# Stationary points, local maxima, minima of a function

• Aug 2nd 2010, 12:12 PM
cozza
Stationary points, local maxima, minima of a function
Hi,

Does anyone know how you work out the intervals on which a function is increasing or decreasing and any stationary points, local maxima and local minima?

The function I have is $f(x)=\frac{13-6x}{4-x^2}$

I have differentiated it and have $f '(x)=-\frac{6x^2-26x+24}{(4-x^2)^2}$

Which can be factorised to $\frac{2(-3x-4)(x-3)}{(2+x)(2-x)}$

From other eg's I think a sign table is the best way of doing this, but I'm not sure what the headings / columns should be.

From trial and error I know there is a stationary point at 3, i.e. f '(x) is 0 when x=3, but I'm not sure how to work out the other things.

I would be really grateful for any advice
• Aug 2nd 2010, 12:31 PM
yeKciM
your function is defined on $(-\infty, -2) \cup (2 , + \infty)$
that u'll know from $4-x^2 \neq0$

your zero point is $13-6x=0 \Rightarrow x=\frac {13}{6}$

there are like 7 thing's for u to do ti'll you are able to draw that function ....
u need first and second derivation .... and so on :D
are u familiar how (and why ) each of it is done ?

Edit :: lost while translate :D sorry :D (hello Ackbeet and thanks :D )

• Aug 2nd 2010, 12:34 PM
Ackbeet
I disagree. The function is defined on $\mathbb{R}\setminus\{-2,2\}.$ Stationary points are where the derivative is equal to zero. In setting a fraction equal to zero, you need only make sure that at those points, the numerator is zero, and the denominator is not zero. Use the second derivative test to find maxima and minima.
• Aug 2nd 2010, 12:43 PM
cozza
Quote:

Originally Posted by yeKciM
your function is defined on $(-\infty, -2) \cup (2 , + \infty)$
that u'll know from $4-x^2 \neq0$

your stationary point is $13-6x=0 \Rightarrow x=\frac {13}{6}$

there are like 7 thing's for u to do ti'll you are able to draw that function ....
u need first and second derivation .... and so on :D
are u familiar how (and why ) each of it is done ?

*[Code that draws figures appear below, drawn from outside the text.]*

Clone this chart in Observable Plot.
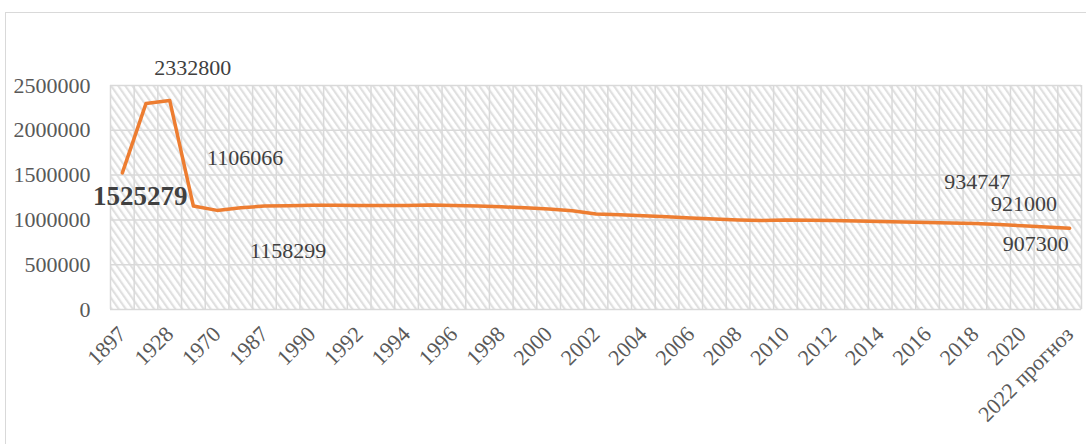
<!DOCTYPE html>
<html><head><meta charset="utf-8">
<script src="https://cdn.jsdelivr.net/npm/d3@7"></script>
<script src="https://cdn.jsdelivr.net/npm/@observablehq/plot@0.6"></script>
<style>
body{margin:0;background:#fff;}
#wrap{position:relative;width:1086px;height:444px;overflow:hidden;background:#fff;}
#border{position:absolute;left:5px;top:12px;width:1300px;height:700px;border:1.5px solid #d9d9d9;box-sizing:border-box;}
#chart{position:absolute;left:0;top:0;}
</style></head><body>
<div id="wrap"><div id="border"></div><div id="chart"></div></div>
<script>
const years = ["1897","1917","1928","1959","1970","1979","1987","1989",
  "1990","1991","1992","1993","1994","1995","1996","1997","1998","1999",
  "2000","2001","2002","2003","2004","2005","2006","2007","2008","2009",
  "2010","2011","2012","2013","2014","2015","2016","2017","2018","2019",
  "2020","2021","2022 прогноз"];
const population = [1525279,2300000,2332800,1155000,1106066,1135000,1155000,1158299,
  1163000,1164000,1162000,1160000,1160000,1165000,1162000,1155000,1146000,1135000,
  1121000,1102000,1066000,1058000,1047000,1035000,1022000,1010000,1000000,993000,
  1000000,997000,993000,988000,983000,977000,972000,966000,959000,949000,
  934747,921000,907300];
const tickLabels = ["1897","1928","1970","1987","1990","1992","1994","1996","1998",
  "2000","2002","2004","2006","2008","2010","2012","2014","2016","2018","2020","2022 прогноз"];
const yTicks = [0,500000,1000000,1500000,2000000,2500000];
const labelYears = ["1897","1928","1970","1989","2020","2021","2022 прогноз"];
const labelValues = [1525279,2332800,1106066,1158299,934747,921000,907300];

const W = 1086, H = 444, ML = 110, MR = 5, MT = 85, MB = 135;
const step = (W - ML - MR) / years.length;
const data = years.map((y, i) => ({year: y, value: population[i]}));
const labels = labelYears.map((y, i) => ({year: y, value: labelValues[i]}));
// label offsets (style)
const off = {
  "1897": [18, 24], "1928": [23, -33], "1970": [28, -52], "1989": [0, 45],
  "2020": [-45, -44], "2021": [-22, -23], "2022 прогноз": [-34, 16]
};
const font = "'Liberation Serif','Times New Roman',serif";

const plot = Plot.plot({
  width: W, height: H,
  marginLeft: ML, marginRight: MR, marginTop: MT, marginBottom: MB,
  style: {fontFamily: font, background: "transparent"},
  x: {type: "point", domain: years, axis: null, round: false, padding: 0.5},
  y: {domain: [0, 2500000], axis: null},
  marks: [
    Plot.frame({fill: "url(#hatch)", stroke: null}),
    Plot.ruleY(yTicks, {stroke: "#d9d9d9", strokeWidth: 1.5}),
    Plot.ruleX(years, {x: d => d, dx: -step / 2, stroke: "#d9d9d9", strokeWidth: 1.5}),
    Plot.ruleX([years[years.length - 1]], {x: d => d, dx: step / 2, stroke: "#d9d9d9", strokeWidth: 1.5}),
    Plot.text(yTicks, {y: d => d, text: d => String(d), frameAnchor: "left", textAnchor: "end",
      lineAnchor: "middle", dx: -20, fontSize: 22, fill: "#595959"}),
    Plot.text(tickLabels, {x: d => d, frameAnchor: "bottom", rotate: -45, textAnchor: "end",
      lineAnchor: "middle", dx: 0, dy: 21, fontSize: 22, fill: "#595959"}),
    Plot.line(data, {x: "year", y: "value", stroke: "#ED7D31", strokeWidth: 3.5,
      strokeLinejoin: "round", strokeLinecap: "round"}),
    ...labels.map(d => Plot.text([d], {x: "year", y: "value", text: v => String(v.value),
      dx: off[d.year][0], dy: off[d.year][1], fontSize: d.year === "1897" ? 27 : 22,
      fontWeight: d.year === "1897" ? "bold" : "normal", fill: "#404040", textAnchor: "middle",
      lineAnchor: "middle"}))
  ]
});
const ns = "http://www.w3.org/2000/svg";
const defs = document.createElementNS(ns, "defs");
defs.innerHTML = `<pattern id="hatch" patternUnits="userSpaceOnUse" width="5.8" height="5.8" patternTransform="rotate(-35)">
  <rect width="5.8" height="5.8" fill="#ffffff"/>
  <rect x="0" y="0" width="2.2" height="5.8" fill="#e0e0e0"/>
</pattern>`;
plot.insertBefore(defs, plot.firstChild);
document.getElementById("chart").appendChild(plot);
</script>
</body></html>
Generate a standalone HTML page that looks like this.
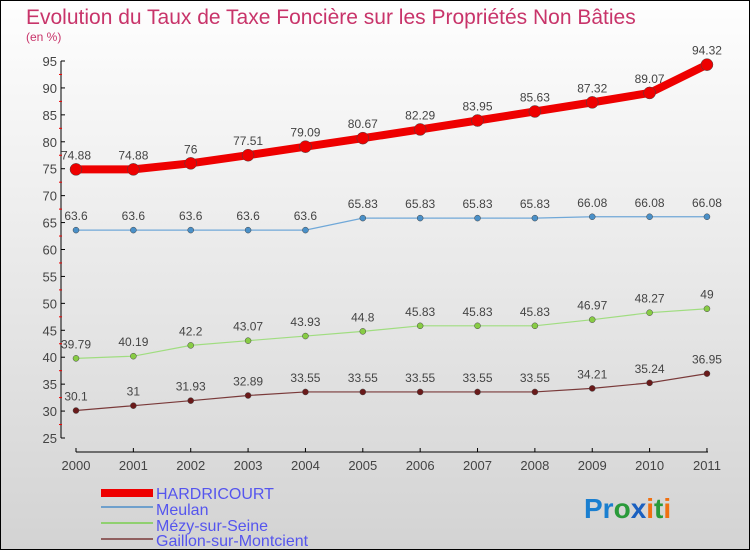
<!DOCTYPE html>
<html><head><meta charset="utf-8"><style>
body{margin:0}
#c{width:750px;height:550px;position:relative;box-sizing:border-box;border:1px solid #000;background:linear-gradient(#fefefe,#d3d3d3);overflow:hidden;font-family:"Liberation Sans",sans-serif}
</style></head><body>
<div id="c">
<svg width="748" height="548" style="position:absolute;left:0;top:0">
<text x="25" y="23" font-size="21" fill="#c8346a">Evolution du Taux de Taxe Foncière sur les Propriétés Non Bâties</text>
<text x="25" y="40" font-size="12" fill="#c8346a">(en %)</text>
<g id="axes"></g><g id="series"></g>
<g>
<rect x="100" y="488" width="52" height="8" fill="#e00"/>
<text x="155" y="498" font-size="16" fill="#5555ee">HARDRICOURT</text>
<line x1="100" y1="506" x2="152" y2="506" stroke="#6fa0cc" stroke-width="2"/>
<text x="155" y="514" font-size="16" fill="#5555ee">Meulan</text>
<line x1="100" y1="522" x2="152" y2="522" stroke="#90d070" stroke-width="2"/>
<text x="155" y="530" font-size="16" fill="#5555ee">Mézy-sur-Seine</text>
<line x1="100" y1="538" x2="152" y2="538" stroke="#906060" stroke-width="2"/>
<text x="155" y="545" font-size="16" fill="#5555ee">Gaillon-sur-Montcient</text>
</g>
<text x="583" y="517" font-size="28" font-weight="bold"><tspan fill="#1a7fd0">Pr</tspan><tspan fill="#2a9a3a">o</tspan><tspan fill="#1a60c0">x</tspan><tspan fill="#f07010">i</tspan><tspan fill="#2a9a3a">t</tspan><tspan fill="#f07010">i</tspan></text>
</svg>
</div>
<script>
const years=["2000","2001","2002","2003","2004","2005","2006","2007","2008","2009","2010","2011"];
const yTicks=[25,30,35,40,45,50,55,60,65,70,75,80,85,90,95];
const hardricourt=[74.88,74.88,76,77.51,79.09,80.67,82.29,83.95,85.63,87.32,89.07,94.32];
const meulan=[63.6,63.6,63.6,63.6,63.6,65.83,65.83,65.83,65.83,66.08,66.08,66.08];
const mezy=[39.79,40.19,42.2,43.07,43.93,44.8,45.83,45.83,45.83,46.97,48.27,49];
const gaillon=[30.1,31,31.93,32.89,33.55,33.55,33.55,33.55,33.55,34.21,35.24,36.95];
const NS="http://www.w3.org/2000/svg";
const xs=i=>75+i*57.36;
const ys=v=>437-(v-25)*(377/70);
function mk(t,a,p){const e=document.createElementNS(NS,t);for(const k in a)e.setAttribute(k,a[k]);p.appendChild(e);return e;}
const ax=document.getElementById('axes');
let yl=mk('line',{x1:60,y1:ys(95),x2:60,y2:ys(25),stroke:'#000'},ax);


yTicks.forEach(v=>{
 mk('line',{x1:60,y1:ys(v),x2:64,y2:ys(v),stroke:'#000'},ax);
 if(v<95)mk('line',{x1:58,y1:ys(v+2.5),x2:61,y2:ys(v+2.5),stroke:'#e00'},ax);
 const t=mk('text',{x:56,y:ys(v)+5,'font-size':13,fill:'#444','text-anchor':'end'},ax);
 
 
 t.textContent=v;
});
let xl=mk('line',{x1:75,y1:451,x2:707,y2:451,stroke:'#000'},ax);


years.forEach((y,i)=>{
 mk('line',{x1:xs(i),y1:447,x2:xs(i),y2:451,stroke:'#000'},ax);
 const t=mk('text',{x:xs(i),y:469,'font-size':13,fill:'#444','text-anchor':'middle'},ax);
 
 
 t.textContent=y;
});
const sg=document.getElementById('series');
function series(data,name,color,w,r,dot){
 const g=mk('g',{},sg);
 
 
 const l=mk('polyline',{points:data.map((v,i)=>xs(i)+','+ys(v)).join(' '),fill:'none',stroke:color,'stroke-width':w,'stroke-linejoin':'round'},g);
 
 
 data.forEach((v,i)=>{
  const c=mk('circle',{cx:xs(i),cy:ys(v),r:r,fill:dot,stroke:'#444','stroke-width':0.5},g);
  
  
  const t=mk('text',{x:xs(i),y:ys(v)-10,'font-size':12,fill:'#444','text-anchor':'middle'},g);
  
  
  t.textContent=String(v);
 });
}
series(gaillon,'gaillon','#7a3a3a',1.2,3,'#6a1a1a');
series(mezy,'mezy','#a0dd80',1.2,3,'#88cc44');
series(meulan,'meulan','#70a8d8',1.2,3,'#4a90c8');
series(hardricourt,'hardricourt','#ee0000',8,6,'#ee0000');
</script>
</body></html>
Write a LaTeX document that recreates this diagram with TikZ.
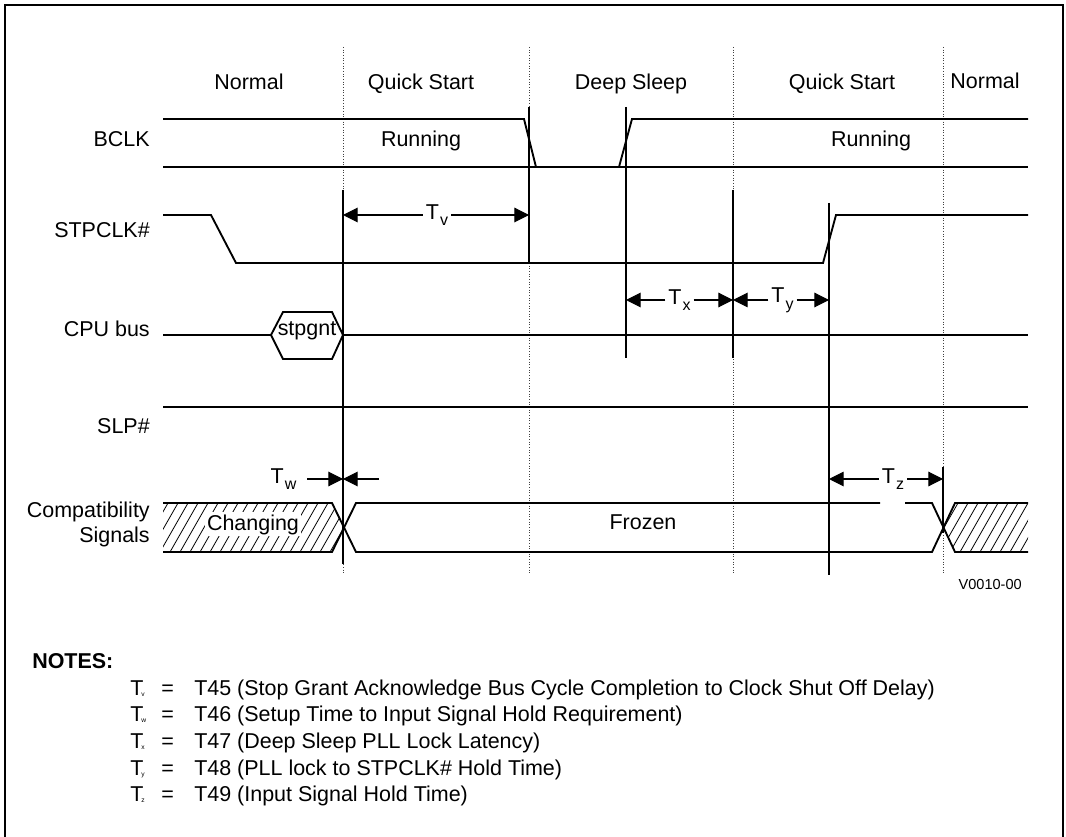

Hey. Thanks for the reply (Happy)

I have a strategy in my book I have been working from:
1. the domain of f (all real numbers except +/- 2)
2. whether f is odd or even (f is neither)
3. the x and y intercepts of f (x=13/6, y=13/4)
4. the intervals on which x is positive or negative (positive on (-2,0), 0, (0,2) and $(2, \infty)$ and negative on $(-\infty, -2)$
5. the intervals on which f is increasing / decreasing and any stationary points, local maxima, local minima - this is where I got stuck
6. the asymptotic behaviour of f

Is this what you meant? I haven't used the second derivative though. Do I need to?

Thanks again (Happy)
• Aug 2nd 2010, 12:54 PM
cozza
Quote:

Originally Posted by Ackbeet
I disagree. The function is defined on $\mathbb{R}\setminus\{-2,2\}.$ Stationary points are where the derivative is equal to zero. In setting a fraction equal to zero, you need only make sure that at those points, the numerator is zero, and the denominator is not zero. Use the second derivative test to find maxima and minima.

On differentiating

$f '(x)=-\frac{6x^2-26x+24}{(4-x^2)^2}$ again, I get

$f ''(x)=-\frac{6x^3-10x^2+24x-16}{(4-x^2)^4}$.

Does this look like I've differentiated in correctly? (Worried)
• Aug 2nd 2010, 12:57 PM
yeKciM
u need first derivation to find stationary points (sorry for that early) , then u find second derivation and when u equal it with zero u'll get saddle point's (sorry i didn't find better word to translate that ) if there are any :D
but when u put your stationari point in second in second derivation u'll see if it is min or max :D when u put stationary point in second derivation and it's $f_{(x)} '' <0 \Rightarrow max$ ,or if it is $f_{(x)} '' >0 \Rightarrow min$ ...
• Aug 2nd 2010, 01:14 PM
yeKciM
Quote:

Originally Posted by cozza
On differentiating

$f '(x)=-\frac{6x^2-26x+24}{(4-x^2)^2}$ again, I get

$f ''(x)=-\frac{6x^3-10x^2+24x-16}{(4-x^2)^4}$.

Does this look like I've differentiated in correctly? (Worried)

$\displaystyle f'(x)= \frac {-6x^2-26x-24}{(4-x^2)^2} \Rightarrow 3x^2-13x-12= -(3x+4)(x+3)=0$ and you have your stationary points :D
• Aug 2nd 2010, 02:08 PM
cozza
Quote:

Originally Posted by yeKciM
$f'(x)= \frac {-6x^2-26x-24}{(4-x^2)^2} \Rightarrow 3x^2-13x-12= -(3x+4)(x+3)=0$ and you have your stationary points :D

so f'(x) is 0 when x=3 or x=-4/3

So if I now put those values of x into the second derivative if they are <0 then it is a local maxima and if >0 then it is a local minima?

I got that x=3 is a local maxima and x=-4/3 a local minima

For the asymptotic behaviour, since the denominator is 0 when x is +/- 2, I think the lines x=2 and x=-2 are vertical asymptotes. For horizontal asymptotes my book says "To detect horizontal asymptotes of a rational function, we divide bothe the numerator and denominator by the dominant term of the denominator and consider the behaviour as $x\rightarrow\infty$ and as $x\rightarrow-\infty$.

So, $f(x)=\frac{13-6x}{4-x^2}=\frac{\frac{13}{x^2}-\frac{6x}{x^2}}{\frac{4}{x^2}-1}$
$\rightarrow\frac{0-0}{0-1}=0 as x\rightarrow+/-\infty$, which means f has the horizontal asymptote y=0, but that doesn't work, according to what I think the graph should look like? (Headbang)
• Aug 2nd 2010, 02:22 PM
yeKciM
hehehehe... i got lost there working on second so i can't confirm to u is it or is it not correct that one u have done :D sorry
but there u are how your graphic should look like
• Aug 2nd 2010, 02:30 PM
cozza
That's what I get too. Thank you for all your help :)